→ **Short task**
Repeat the listing word for word. No pictures belong in the copy.

→ **Given data**
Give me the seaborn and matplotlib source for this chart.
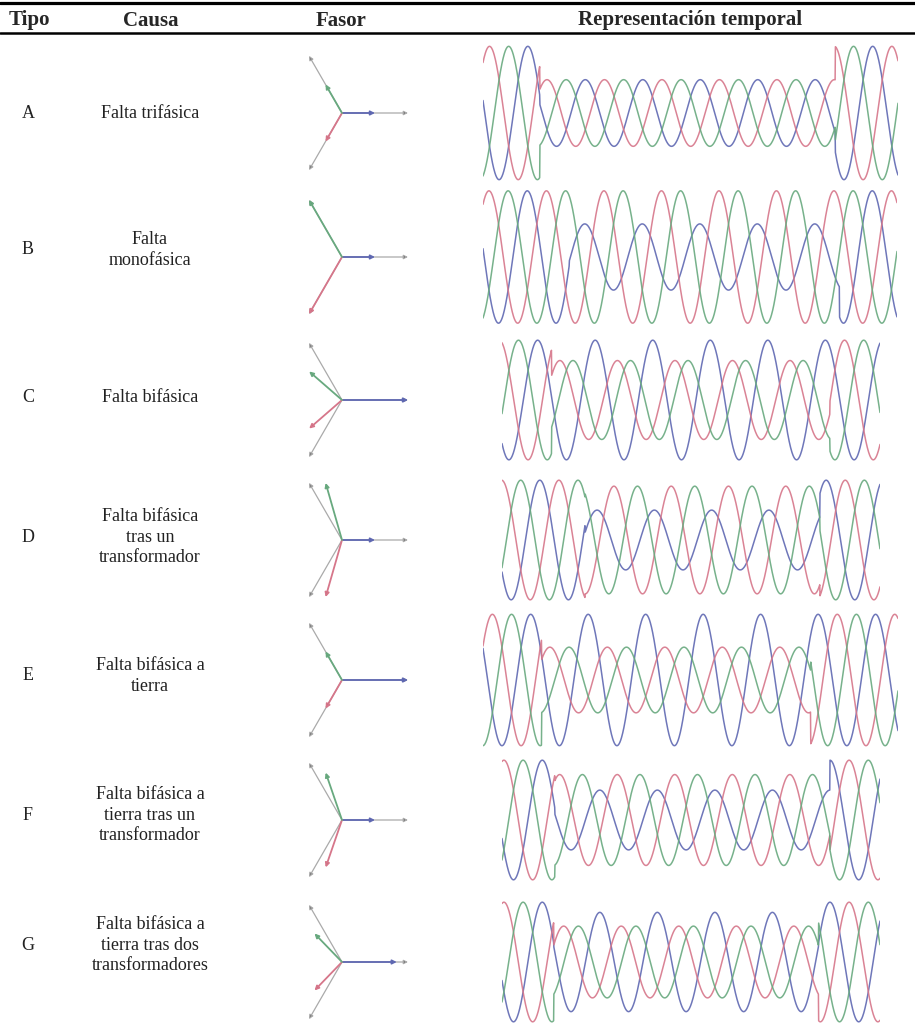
import numpy as np
import pandas as pd
import matplotlib
matplotlib.use("Agg")
import matplotlib.pyplot as plt
import seaborn as sns

sns.set_theme(style="white")
plt.rcParams['font.family'] = ['Liberation Serif', 'DejaVu Serif']

# datos de la tabla
tipos = ["A", "B", "C", "D", "E", "F", "G"]
causas = [
    "Falta trifásica",
    "Falta\nmonofásica",
    "Falta bifásica",
    "Falta bifásica\ntras un\ntransformador",
    "Falta bifásica a\ntierra",
    "Falta bifásica a\ntierra tras un\ntransformador",
    "Falta bifásica a\ntierra tras dos\ntransformadores",
]
encabezados = ["Tipo", "Causa", "Fasor", "Representación temporal"]

# fasores durante el hueco (pu, grados): fase a azul, fase b roja, fase c verde
mag_a = [0.5, 0.5, 1.0, 0.5, 1.0, 0.5, 0.83]
ang_a = [0, 0, 0, 0, 0, 0, 0]
mag_b = [0.5, 1.0, 0.66, 0.90, 0.5, 0.76, 0.60]
ang_b = [-120, -120, -139, -106, -120, -109, -134]
mag_c = [0.5, 1.0, 0.66, 0.90, 0.5, 0.76, 0.60]
ang_c = [120, 120, 139, 106, 120, 109, 134]

# ventana temporal en ciclos: duracion, inicio y fin del hueco, pico de la fase a
ciclos = [7.22, 7.2, 6.57, 6.6, 7.22, 6.57, 6.57]
inicio = [0.99, 1.5, 0.86, 1.45, 1.02, 0.92, 0.9]
fin = [6.13, 6.2, 5.7, 5.55, 5.7, 5.7, 5.5]
pico_a = [0.78, 0.77, 0.62, 0.66, 0.83, 0.7, 0.7]

colores = {"a": "#5f68b2", "b": "#d6768a", "c": "#68a97f"}

# maquetacion (pixeles)
W, H = 915, 1032
fila_y = [113, 257, 400, 540, 680, 820, 962]
texto_y = [113, 250, 398, 537, 676, 815, 945]
onda_x0 = [483, 483, 502, 502, 483, 502, 502]
onda_x1 = [898, 897, 880, 880, 898, 880, 880]
onda_h = [136, 135, 122, 122, 134, 122, 122]

fig = plt.figure(figsize=(W / 100, H / 100), dpi=100)
tab = fig.add_axes([0, 0, 1, 1])
tab.set_xlim(0, W)
tab.set_ylim(H, 0)
tab.axis("off")


def px_axes(x0, y0, w, h):
    return fig.add_axes([x0 / W, 1 - (y0 + h) / H, w / W, h / H])


# reglas y encabezado
tab.plot([0, W], [2.5, 2.5], color="black", lw=2.3)
tab.plot([0, W], [32.5, 32.5], color="black", lw=1.8)
for txt, xc in zip(encabezados, [29, 151, 341, 690]):
    tab.text(xc, 25.5, txt, ha="center", va="baseline", fontsize=15,
             fontweight="bold")

for i in range(len(tipos)):
    tab.text(28, texto_y[i], tipos[i], ha="center", va="center", fontsize=13,
             color="#222")
    tab.text(150, texto_y[i], causas[i], ha="center", va="center", fontsize=13,
             color="#222", linespacing=1.3)

    yc = fila_y[i]
    # fasores
    unit = 66
    ax = px_axes(300, yc - 72, 130, 144)
    ax.set_xlim(-42 / unit, 88 / unit)
    ax.set_ylim(-72 / unit, 72 / unit)
    ax.axis("off")
    for ang in [0, 120, -120]:
        r = np.deg2rad(ang)
        ax.annotate("", xy=(np.cos(r), np.sin(r)), xytext=(0, 0),
                    arrowprops=dict(arrowstyle="-|>", edgecolor="#aaaaaa",
                                    facecolor="#333333", lw=0.9,
                                    mutation_scale=6, shrinkA=0, shrinkB=0))
    for m, a, f in [(mag_a[i], ang_a[i], "a"), (mag_b[i], ang_b[i], "b"),
                    (mag_c[i], ang_c[i], "c")]:
        r = np.deg2rad(a)
        ax.annotate("", xy=(m * np.cos(r), m * np.sin(r)), xytext=(0, 0),
                    arrowprops=dict(arrowstyle="-|>", edgecolor=colores[f],
                                    facecolor="#444444", lw=1.3,
                                    mutation_scale=6, shrinkA=0, shrinkB=0))

    # representacion temporal
    t = np.linspace(0, ciclos[i], 1400)
    hueco = (t >= inicio[i]) & (t <= fin[i])
    filas = []
    for m, a, f, a0 in [(mag_a[i], ang_a[i], "a", 0), (mag_b[i], ang_b[i], "b", -120),
                        (mag_c[i], ang_c[i], "c", 120)]:
        amp = np.where(hueco, m, 1.0)
        fase = np.where(hueco, a, a0)
        v = amp * np.cos(2 * np.pi * (t - pico_a[i]) + np.deg2rad(fase))
        filas.append(pd.DataFrame({"t": t, "v": v, "fase": f}))
    df = pd.concat(filas, ignore_index=True)
    h = onda_h[i]
    axw = px_axes(onda_x0[i], yc - h / 2, onda_x1[i] - onda_x0[i], h)
    sns.lineplot(data=df, x="t", y="v", hue="fase", palette=colores, ax=axw,
                 legend=False, estimator=None, sort=False, linewidth=1.1, alpha=0.9)
    axw.set_xlim(0, ciclos[i])
    axw.set_ylim(-1.02, 1.02)
    axw.axis("off")

fig.savefig("out.png", dpi=100)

→ **Response to this task**
Give me the seaborn and matplotlib source for this chart.
import numpy as np
import pandas as pd
import matplotlib
matplotlib.use("Agg")
import matplotlib.pyplot as plt
import seaborn as sns

sns.set_theme(style="white")
plt.rcParams['font.family'] = ['Liberation Serif', 'DejaVu Serif']

# datos de la tabla
tipos = ["A", "B", "C", "D", "E", "F", "G"]
causas = [
    "Falta trifásica",
    "Falta\nmonofásica",
    "Falta bifásica",
    "Falta bifásica\ntras un\ntransformador",
    "Falta bifásica a\ntierra",
    "Falta bifásica a\ntierra tras un\ntransformador",
    "Falta bifásica a\ntierra tras dos\ntransformadores",
]
encabezados = ["Tipo", "Causa", "Fasor", "Representación temporal"]

# fasores durante el hueco (pu, grados): fase a azul, fase b roja, fase c verde
mag_a = [0.5, 0.5, 1.0, 0.5, 1.0, 0.5, 0.83]
ang_a = [0, 0, 0, 0, 0, 0, 0]
mag_b = [0.5, 1.0, 0.66, 0.90, 0.5, 0.76, 0.60]
ang_b = [-120, -120, -139, -106, -120, -109, -134]
mag_c = [0.5, 1.0, 0.66, 0.90, 0.5, 0.76, 0.60]
ang_c = [120, 120, 139, 106, 120, 109, 134]

# ventana temporal en ciclos: duracion, inicio y fin del hueco, pico de la fase a
ciclos = [7.22, 7.2, 6.57, 6.6, 7.22, 6.57, 6.57]
inicio = [0.99, 1.5, 0.86, 1.45, 1.02, 0.92, 0.9]
fin = [6.13, 6.2, 5.7, 5.55, 5.7, 5.7, 5.5]
pico_a = [0.78, 0.77, 0.62, 0.66, 0.83, 0.7, 0.7]

colores = {"a": "#5f68b2", "b": "#d6768a", "c": "#68a97f"}

# maquetacion (pixeles)
W, H = 915, 1032
fila_y = [113, 257, 400, 540, 680, 820, 962]
texto_y = [113, 250, 398, 537, 676, 815, 945]
onda_x0 = [483, 483, 502, 502, 483, 502, 502]
onda_x1 = [898, 897, 880, 880, 898, 880, 880]
onda_h = [136, 135, 122, 122, 134, 122, 122]

fig = plt.figure(figsize=(W / 100, H / 100), dpi=100)
tab = fig.add_axes([0, 0, 1, 1])
tab.set_xlim(0, W)
tab.set_ylim(H, 0)
tab.axis("off")


def px_axes(x0, y0, w, h):
    return fig.add_axes([x0 / W, 1 - (y0 + h) / H, w / W, h / H])


# reglas y encabezado
tab.plot([0, W], [2.5, 2.5], color="black", lw=2.3)
tab.plot([0, W], [32.5, 32.5], color="black", lw=1.8)
for txt, xc in zip(encabezados, [29, 151, 341, 690]):
    tab.text(xc, 25.5, txt, ha="center", va="baseline", fontsize=15,
             fontweight="bold")

for i in range(len(tipos)):
    tab.text(28, texto_y[i], tipos[i], ha="center", va="center", fontsize=13,
             color="#222")
    tab.text(150, texto_y[i], causas[i], ha="center", va="center", fontsize=13,
             color="#222", linespacing=1.3)

    yc = fila_y[i]
    # fasores
    unit = 66
    ax = px_axes(300, yc - 72, 130, 144)
    ax.set_xlim(-42 / unit, 88 / unit)
    ax.set_ylim(-72 / unit, 72 / unit)
    ax.axis("off")
    for ang in [0, 120, -120]:
        r = np.deg2rad(ang)
        ax.annotate("", xy=(np.cos(r), np.sin(r)), xytext=(0, 0),
                    arrowprops=dict(arrowstyle="-|>", edgecolor="#aaaaaa",
                                    facecolor="#333333", lw=0.9,
                                    mutation_scale=6, shrinkA=0, shrinkB=0))
    for m, a, f in [(mag_a[i], ang_a[i], "a"), (mag_b[i], ang_b[i], "b"),
                    (mag_c[i], ang_c[i], "c")]:
        r = np.deg2rad(a)
        ax.annotate("", xy=(m * np.cos(r), m * np.sin(r)), xytext=(0, 0),
                    arrowprops=dict(arrowstyle="-|>", edgecolor=colores[f],
                                    facecolor="#444444", lw=1.3,
                                    mutation_scale=6, shrinkA=0, shrinkB=0))

    # representacion temporal
    t = np.linspace(0, ciclos[i], 1400)
    hueco = (t >= inicio[i]) & (t <= fin[i])
    filas = []
    for m, a, f, a0 in [(mag_a[i], ang_a[i], "a", 0), (mag_b[i], ang_b[i], "b", -120),
                        (mag_c[i], ang_c[i], "c", 120)]:
        amp = np.where(hueco, m, 1.0)
        fase = np.where(hueco, a, a0)
        v = amp * np.cos(2 * np.pi * (t - pico_a[i]) + np.deg2rad(fase))
        filas.append(pd.DataFrame({"t": t, "v": v, "fase": f}))
    df = pd.concat(filas, ignore_index=True)
    h = onda_h[i]
    axw = px_axes(onda_x0[i], yc - h / 2, onda_x1[i] - onda_x0[i], h)
    sns.lineplot(data=df, x="t", y="v", hue="fase", palette=colores, ax=axw,
                 legend=False, estimator=None, sort=False, linewidth=1.1, alpha=0.9)
    axw.set_xlim(0, ciclos[i])
    axw.set_ylim(-1.02, 1.02)
    axw.axis("off")

fig.savefig("out.png", dpi=100)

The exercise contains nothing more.